Taylor gives a stupendous, raw performance here, quite impressive given it is her first leading role. She conveys palpably that pent-up frustration which feeds into her desperate need to make a better life for Terry; her singularly -focused maternal convictions never come off derivatively, they feel distinct and borne out of authenticity. This goes doubly for Inez’s language, her composure, her style, all of which define the character more, her world and background that Taylor draws on with commendable intimate dedication. The harshness of her life shows through in her entire essence, from her stony face to her calculated poise. And it makes her mission for Terry resonate with additional power, while also rendering the ultimate track of the surprise ending more astonishing. I should say too that Josiah Cross, playing the teenage Terry, is very strong as well, in his own interests and certainties that especially relate in light of that twist.

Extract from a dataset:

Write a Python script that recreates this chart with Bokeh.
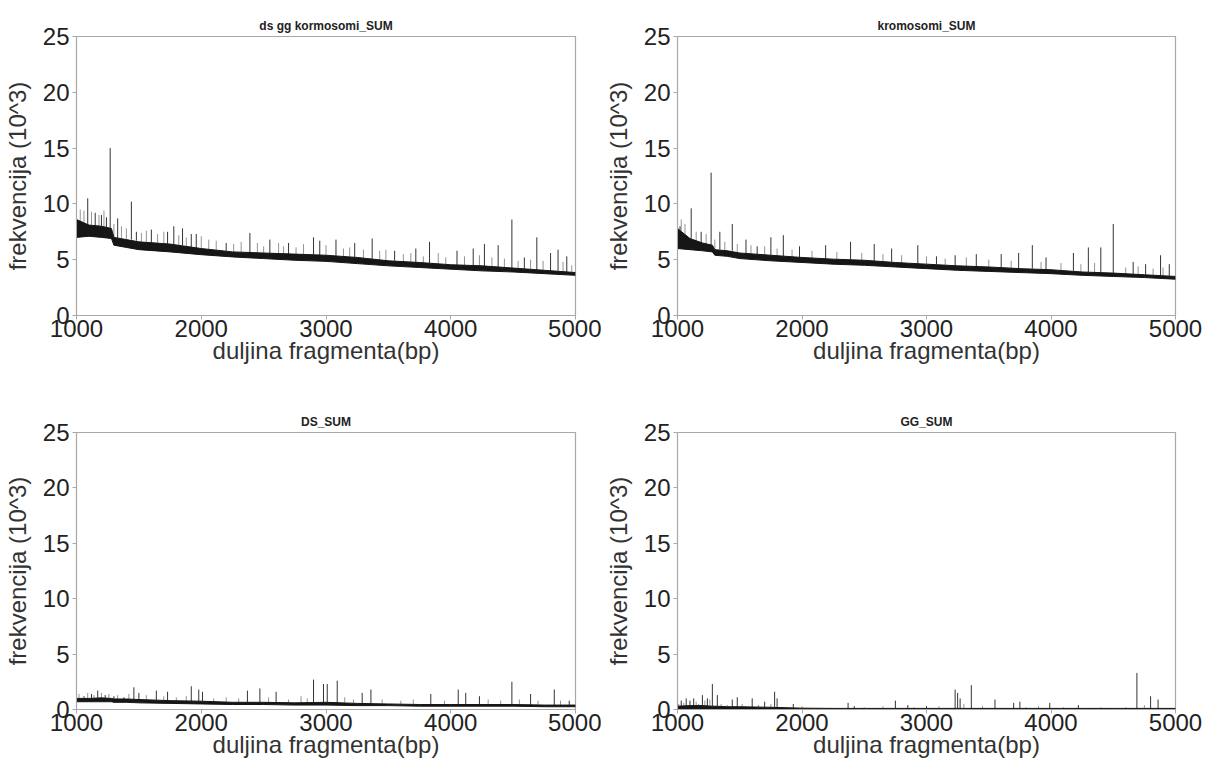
from bokeh.plotting import figure
from bokeh.layouts import gridplot
from bokeh.models import Range1d, FixedTicker
from bokeh.embed import file_html
from bokeh.resources import INLINE

# ---------------- data ----------------
titles = ["ds gg kormosomi_SUM", "kromosomi_SUM", "DS_SUM", "GG_SUM"]
x_ticks = [1000, 2000, 3000, 4000, 5000]
y_ticks = [0, 5, 10, 15, 20, 25]

# dense baseline band (lower / upper edge of the black trace)
band_x = [1000, 1100, 1200, 1280, 1300, 1400, 1500, 1750, 2000, 2250, 2500,
          2750, 3000, 3250, 3500, 3750, 4000, 4250, 4500, 4750, 5000]

tl_lo = [7.0, 7.1, 7.0, 6.9, 6.3, 6.1, 5.9, 5.7, 5.45, 5.25, 5.1, 4.95, 4.85, 4.65, 4.45, 4.3, 4.15, 4.0, 3.9, 3.75, 3.6]
tl_hi = [8.6, 8.1, 8.0, 7.8, 7.0, 6.8, 6.6, 6.4, 6.0, 5.7, 5.6, 5.5, 5.4, 5.2, 4.9, 4.75, 4.55, 4.45, 4.25, 4.05, 3.85]

tr_lo = [6.0, 5.9, 5.8, 5.7, 5.4, 5.3, 5.1, 4.9, 4.75, 4.6, 4.5, 4.35, 4.2, 4.05, 3.95, 3.85, 3.75, 3.6, 3.5, 3.4, 3.25]
tr_hi = [7.8, 6.9, 6.5, 6.3, 5.9, 5.8, 5.6, 5.4, 5.2, 5.05, 4.95, 4.75, 4.6, 4.45, 4.35, 4.2, 4.1, 3.9, 3.8, 3.65, 3.5]

bl_lo = [0.7, 0.7, 0.7, 0.7, 0.65, 0.65, 0.6, 0.55, 0.5, 0.45, 0.45, 0.4, 0.4, 0.35, 0.35, 0.3, 0.3, 0.3, 0.3, 0.25, 0.25]
bl_hi = [1.0, 1.0, 1.05, 1.0, 0.95, 0.95, 0.9, 0.8, 0.75, 0.65, 0.65, 0.6, 0.65, 0.55, 0.5, 0.45, 0.45, 0.45, 0.45, 0.4, 0.4]

br_lo = [0.05, 0.05, 0.05, 0.05, 0.05, 0.05, 0.05, 0.03, 0.02, 0.02, 0.02, 0.02, 0.02, 0.02, 0.02, 0.02, 0.02, 0.02, 0.02, 0.02, 0.02]
br_hi = [0.3, 0.35, 0.35, 0.3, 0.3, 0.25, 0.25, 0.2, 0.12, 0.1, 0.1, 0.1, 0.1, 0.1, 0.1, 0.1, 0.1, 0.1, 0.1, 0.1, 0.1]

# major spikes: position, peak, base
tl_sx = [1090, 1150, 1200, 1240, 1270, 1330, 1440, 1480, 1600, 1730, 1780, 1850, 1920, 1960, 2200, 2390, 2550, 2700,
         2900, 2950, 3080, 3230, 3370, 3550, 3720, 3830, 4050, 4180, 4270, 4380, 4490, 4590, 4690, 4800, 4860, 4930]
tl_peak = [10.5, 9.2, 9.0, 8.8, 15.0, 8.7, 10.2, 7.5, 7.7, 7.5, 8.0, 7.8, 7.3, 7.3, 6.5, 7.4, 6.8, 6.5,
           7.0, 6.7, 6.8, 6.5, 6.9, 5.8, 6.0, 6.6, 5.8, 6.0, 6.4, 6.3, 8.6, 5.2, 7.0, 5.6, 5.9, 5.3]
tl_base = [8.1, 8.0, 8.0, 7.9, 7.8, 6.9, 6.8, 6.7, 6.5, 6.4, 6.4, 6.3, 6.1, 6.0, 5.7, 5.65, 5.6, 5.5,
           5.45, 5.4, 5.35, 5.2, 5.05, 4.9, 4.75, 4.7, 4.5, 4.45, 4.4, 4.3, 4.25, 4.2, 4.1, 4.0, 4.0, 3.9]

tr_sx = [1020, 1110, 1190, 1270, 1340, 1440, 1550, 1640, 1750, 1850, 1980, 2190, 2390, 2580, 2720, 2930,
         3080, 3230, 3400, 3600, 3740, 3850, 3960, 4180, 4300, 4400, 4500, 4660, 4760, 4880, 4950]
tr_peak = [8.0, 9.6, 7.5, 12.8, 7.5, 8.2, 6.8, 6.2, 7.0, 7.2, 6.2, 6.3, 6.6, 6.4, 6.0, 6.3,
           5.3, 5.4, 5.5, 5.5, 5.6, 6.3, 5.2, 5.6, 6.1, 6.1, 8.2, 4.8, 4.6, 5.4, 4.6]
tr_base = [7.4, 6.9, 6.5, 6.3, 5.9, 5.8, 5.6, 5.5, 5.4, 5.3, 5.2, 5.05, 5.0, 4.9, 4.8, 4.65,
           4.6, 4.45, 4.4, 4.3, 4.2, 4.2, 4.1, 4.0, 3.9, 3.85, 3.8, 3.7, 3.65, 3.6, 3.5]

bl_sx = [1060, 1120, 1170, 1230, 1300, 1380, 1460, 1500, 1640, 1730, 1920, 1980, 2010, 2370, 2470, 2600,
         2900, 2980, 3010, 3090, 3290, 3360, 3840, 4060, 4120, 4230, 4490, 4640, 4830, 4950]
bl_peak = [1.2, 1.4, 1.7, 1.3, 1.2, 1.1, 2.0, 1.5, 1.7, 1.6, 2.1, 1.8, 1.6, 1.7, 1.9, 1.6,
           2.7, 2.3, 2.3, 2.6, 1.5, 1.8, 1.4, 1.8, 1.5, 1.2, 2.5, 1.4, 1.8, 0.8]
bl_base = [1.0, 1.0, 1.05, 1.0, 0.95, 0.95, 0.9, 0.9, 0.85, 0.8, 0.75, 0.75, 0.75, 0.65, 0.65, 0.6,
           0.6, 0.65, 0.65, 0.6, 0.55, 0.5, 0.45, 0.45, 0.45, 0.45, 0.45, 0.4, 0.4, 0.4]

br_sx = [1030, 1070, 1100, 1130, 1200, 1240, 1280, 1320, 1440, 1480, 1600, 1700, 1780, 1800, 1930, 2370,
         2420, 2750, 2850, 3000, 3230, 3250, 3270, 3360, 3550, 3700, 3750, 3990, 4220, 4690, 4800, 4860]
br_peak = [0.8, 1.0, 0.8, 1.0, 1.3, 1.0, 2.3, 1.3, 0.9, 1.1, 1.0, 0.7, 1.6, 1.0, 0.5, 0.6,
           0.3, 0.8, 0.4, 0.3, 1.8, 1.5, 1.0, 2.2, 0.9, 0.6, 0.7, 0.6, 0.4, 3.3, 1.2, 0.9]
br_base = [0.3, 0.3, 0.35, 0.35, 0.35, 0.3, 0.3, 0.3, 0.25, 0.25, 0.2, 0.2, 0.2, 0.2, 0.12, 0.1,
           0.1, 0.1, 0.1, 0.1, 0.1, 0.1, 0.1, 0.1, 0.1, 0.1, 0.1, 0.1, 0.1, 0.1, 0.1, 0.1]

# minor (grey) fluctuations above the band: position, peak, base
tl_mx = [1030, 1060, 1120, 1180, 1220, 1300, 1360, 1400, 1520, 1560, 1650, 1700, 1820, 1880, 2000, 2060, 2120,
         2260, 2320, 2450, 2500, 2620, 2660, 2760, 2820, 3000, 3140, 3190, 3300, 3430, 3480, 3620, 3680, 3780,
         3900, 3960, 4110, 4230, 4330, 4430, 4540, 4640, 4740, 4900, 4970]
tl_mpeak = [9.5, 9.4, 9.3, 9.0, 9.4, 8.2, 8.0, 7.8, 7.4, 7.6, 7.3, 7.5, 7.2, 7.0, 7.1, 6.8, 6.7,
            6.4, 6.6, 6.5, 6.2, 6.5, 6.2, 6.1, 6.4, 6.3, 6.0, 6.1, 5.9, 5.8, 5.9, 5.5, 5.6, 5.3,
            5.6, 5.2, 5.3, 5.4, 5.2, 5.1, 4.9, 5.0, 4.9, 4.8, 4.5]
tl_mbase = [8.4, 8.3, 8.1, 8.0, 7.95, 7.0, 6.9, 6.8, 6.6, 6.6, 6.5, 6.45, 6.3, 6.2, 6.0, 5.9, 5.85,
            5.7, 5.7, 5.6, 5.6, 5.55, 5.55, 5.5, 5.45, 5.4, 5.3, 5.25, 5.15, 4.95, 4.9, 4.8, 4.78, 4.72,
            4.65, 4.6, 4.5, 4.45, 4.4, 4.3, 4.22, 4.15, 4.05, 3.95, 3.85]

tr_mx = [1030, 1060, 1150, 1230, 1300, 1380, 1480, 1590, 1700, 1800, 1920, 2080, 2280, 2480, 2650, 2800,
         3000, 3150, 3320, 3500, 3680, 3920, 4080, 4240, 4350, 4600, 4700, 4820, 4900]
tr_mpeak = [8.6, 8.2, 7.5, 7.3, 6.8, 6.6, 6.4, 6.3, 6.2, 6.0, 5.9, 5.8, 5.7, 5.6, 5.5, 5.4,
            5.3, 5.1, 5.2, 5.0, 4.9, 4.8, 4.7, 4.6, 4.7, 4.3, 4.4, 4.2, 4.3]
tr_mbase = [7.6, 7.3, 6.7, 6.4, 5.9, 5.8, 5.65, 5.55, 5.45, 5.35, 5.25, 5.15, 5.0, 4.95, 4.85, 4.7,
            4.6, 4.5, 4.4, 4.35, 4.22, 4.12, 4.05, 3.9, 3.85, 3.72, 3.68, 3.6, 3.55]

bl_mx = [1020, 1090, 1140, 1200, 1260, 1330, 1420, 1560, 1700, 1800, 1880, 2100, 2200, 2300, 2540, 2700,
         2800, 2850, 3150, 3220, 3450, 3600, 3700, 3950, 4300, 4400, 4550, 4700, 4880]
bl_mpeak = [1.4, 1.5, 1.3, 1.5, 1.4, 1.3, 1.4, 1.3, 1.2, 1.1, 1.2, 1.0, 1.1, 1.0, 1.1, 0.9,
            1.2, 1.0, 1.1, 0.9, 0.9, 0.8, 0.9, 0.8, 0.9, 0.8, 0.9, 0.8, 0.8]
bl_mbase = [1.0, 1.0, 1.0, 1.05, 1.0, 0.95, 0.95, 0.88, 0.82, 0.78, 0.76, 0.7, 0.68, 0.66, 0.64, 0.62,
            0.6, 0.6, 0.62, 0.57, 0.53, 0.48, 0.45, 0.45, 0.45, 0.45, 0.43, 0.42, 0.4]

br_mx = [1010, 1050, 1150, 1170, 1220, 1260, 1350, 1400, 1520, 1650, 1750, 2000, 2500, 2650, 2900, 3100,
         3300, 3450, 3800, 3900, 4100, 4400, 4600, 4750]
br_mpeak = [0.5, 0.6, 0.7, 0.5, 0.8, 0.9, 0.5, 0.4, 0.5, 0.4, 0.5, 0.3, 0.2, 0.3, 0.2, 0.3,
            0.5, 0.3, 0.2, 0.3, 0.2, 0.2, 0.2, 0.4]
br_mbase = [0.3, 0.3, 0.35, 0.35, 0.35, 0.3, 0.3, 0.25, 0.25, 0.2, 0.2, 0.12, 0.1, 0.1, 0.1, 0.1,
            0.1, 0.1, 0.1, 0.1, 0.1, 0.1, 0.1, 0.1]

x_label = "duljina fragmenta(bp)"
y_label = "frekvencija (10^3)"

FONT = "Liberation Sans"
FRAME = "#a8a8a8"


def make_panel(title, lo, hi, sx, speak, sbase, mx, mpeak, mbase, bl, br, bt, bb, w, h):
    p = figure(width=w, height=h, x_range=Range1d(1000, 5000), y_range=Range1d(0, 25),
               output_backend="svg", toolbar_location=None,
               min_border_left=bl, min_border_right=br, min_border_top=bt, min_border_bottom=bb)
    p.title.text = title
    p.title.text_font = FONT
    p.title.text_font_size = "12px"
    p.title.text_font_style = "bold"
    p.title.text_color = "#222222"
    p.title.align = "center"
    p.title.standoff = 8

    p.grid.visible = False
    p.outline_line_color = FRAME
    p.outline_line_width = 1.2
    p.background_fill_color = "white"
    p.border_fill_color = "white"

    for ax in (p.xaxis[0], p.yaxis[0]):
        ax.axis_line_color = FRAME
        ax.major_tick_line_color = FRAME
        ax.minor_tick_line_color = None
        ax.major_tick_out = 4
        ax.major_tick_in = 0
        ax.major_label_text_font = FONT
        ax.major_label_text_font_size = "24px"
        ax.major_label_text_color = "#222222"
        ax.axis_label_text_font = FONT
        ax.axis_label_text_font_size = "24px"
        ax.axis_label_text_font_style = "normal"
        ax.axis_label_text_color = "#333333"
    p.xaxis.ticker = FixedTicker(ticks=x_ticks)
    p.yaxis.ticker = FixedTicker(ticks=y_ticks)
    p.xaxis.axis_label = x_label
    p.yaxis.axis_label = y_label
    p.xaxis.major_label_standoff = 0
    p.xaxis.axis_label_standoff = -3
    p.yaxis.major_label_standoff = 3
    p.yaxis.axis_label_standoff = 9

    p.segment(x0=mx, y0=mbase, x1=mx, y1=mpeak, line_color="#666666", line_width=1, line_alpha=0.7)
    p.segment(x0=sx, y0=sbase, x1=sx, y1=speak, line_color="#111111", line_width=1, line_alpha=0.85)
    p.varea(x=band_x, y1=lo, y2=hi, fill_color="#161616")
    p.line(band_x, hi, line_color="#161616", line_width=1)
    p.line(band_x, lo, line_color="#161616", line_width=1)
    return p


tl = make_panel(titles[0], tl_lo, tl_hi, tl_sx, tl_peak, tl_base, tl_mx, tl_mpeak, tl_mbase, 69, 26, 36, 65, 601, 380)
tr = make_panel(titles[1], tr_lo, tr_hi, tr_sx, tr_peak, tr_base, tr_mx, tr_mpeak, tr_mbase, 73, 27, 36, 65, 601, 380)
blp = make_panel(titles[2], bl_lo, bl_hi, bl_sx, bl_peak, bl_base, bl_mx, bl_mpeak, bl_mbase, 69, 26, 52, 49, 601, 380)
brp = make_panel(titles[3], br_lo, br_hi, br_sx, br_peak, br_base, br_mx, br_mpeak, br_mbase, 73, 27, 52, 49, 601, 380)

grid = gridplot([[tl, tr], [blp, brp]], toolbar_location=None)

open("out.html", "w").write(file_html(grid, INLINE))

Rockwell doesn’t shoot the film to any kind of a documentary aesthetic, but there are moments you feel like an observer more than an audience -glimpsing this world and specific circumstance through a window. While the movie is sometimes fueled by that tension over when they’ll be discovered, it’s often only simmering, the story more concerned with the nondescript ways Inez and Terry carve out their life, the ways she in particular strives to make it “normal” for him, and in some sweet ways succeeds. Never for a moment do you think she did the wrong thing in raising him herself. A Thousand and One is more than a tribute to determined motherhood against crushing systemic inequities, it is a portrait of a family surviving them; proving a fortitude against all manner of social biases. The tragedy is merely that they must hide at all.